There's a cut built off an accordion sample, and another one constructed off a cop-show soundtrack. This record slinks through shadows and alleys, hiding in oily mud puddles beneath iron fire escapes. This record is crumbling mortar between antique red bricks, a Saturday night special tucked into the trumpet player's boot, the dark space behind the curtain at the back of the stage. Samples of screams, grunts, sneaky guitars and wailing horns peek out behind very low-key beats and Doom's trademark growl. But if you're listening for an immediate payoff, you won't find it here. You need to spend some time with this album to get some enjoyment out of it: it's a dense sound collage. It's like Orson Welles in The Third Man, slinking through the sewers and even though you think he's dead, he's still plotting in the dark.

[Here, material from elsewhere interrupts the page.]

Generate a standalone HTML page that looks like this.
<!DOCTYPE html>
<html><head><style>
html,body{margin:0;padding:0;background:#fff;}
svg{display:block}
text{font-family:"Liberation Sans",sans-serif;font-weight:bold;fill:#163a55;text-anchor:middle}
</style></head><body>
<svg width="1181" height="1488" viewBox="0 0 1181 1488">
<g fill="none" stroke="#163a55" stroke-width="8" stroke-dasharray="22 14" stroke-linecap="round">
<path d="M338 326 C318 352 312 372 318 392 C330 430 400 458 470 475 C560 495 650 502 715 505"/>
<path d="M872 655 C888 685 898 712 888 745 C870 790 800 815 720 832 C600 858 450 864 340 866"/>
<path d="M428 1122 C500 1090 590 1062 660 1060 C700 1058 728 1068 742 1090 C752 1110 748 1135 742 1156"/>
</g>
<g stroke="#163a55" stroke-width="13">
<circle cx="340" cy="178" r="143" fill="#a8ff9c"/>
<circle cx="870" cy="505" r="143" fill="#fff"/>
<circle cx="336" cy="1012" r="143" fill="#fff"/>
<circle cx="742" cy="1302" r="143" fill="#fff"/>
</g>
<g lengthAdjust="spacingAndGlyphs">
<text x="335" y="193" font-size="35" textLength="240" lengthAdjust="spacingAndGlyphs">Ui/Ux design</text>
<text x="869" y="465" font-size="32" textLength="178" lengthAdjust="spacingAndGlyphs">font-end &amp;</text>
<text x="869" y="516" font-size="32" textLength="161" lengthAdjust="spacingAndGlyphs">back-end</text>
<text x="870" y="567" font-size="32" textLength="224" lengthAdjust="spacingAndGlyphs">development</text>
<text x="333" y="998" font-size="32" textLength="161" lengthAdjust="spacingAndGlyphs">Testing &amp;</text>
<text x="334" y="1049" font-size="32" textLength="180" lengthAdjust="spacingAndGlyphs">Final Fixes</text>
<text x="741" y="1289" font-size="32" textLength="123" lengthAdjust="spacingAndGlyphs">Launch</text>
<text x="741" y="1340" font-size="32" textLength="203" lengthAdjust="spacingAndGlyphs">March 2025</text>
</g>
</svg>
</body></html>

The best description is on the reverse of the liner notes: "Written in cold blood with a tooth pick."

Vaudeville Villain, on the other hand, is ready-made for radio play. Doom's lyrics are the same psychedelic pop culture threads, the same goofy threats against any MC that wants to tumble, but the production is the hip-hop equivalent of power-metal. It's bombastic, catchy, and totally sweet. It's a much more accessible record than the Madlib-Doom collaboration, and at first I thought it was a better one. But the variety of producers (King Honey, RJD2, Max Bill, Heat Sensor) make it more a collection of singles than a proper album (not that there's anything wrong with this).

And in the end, that might be the genius of Madvillainy, that Madlib and MF Doom have cut the shit (read: skits) from the hip-hop album, tightened it up, and finally offered up something to rival rock albums, a sonic statement from hip-hop that is more akin to the dark, complex layered and crafted sound of Dark Side of the Moon than the mindless candy pop of Elton John or the overwriting of The Wall.

It's the sound that hip-hop has arrived.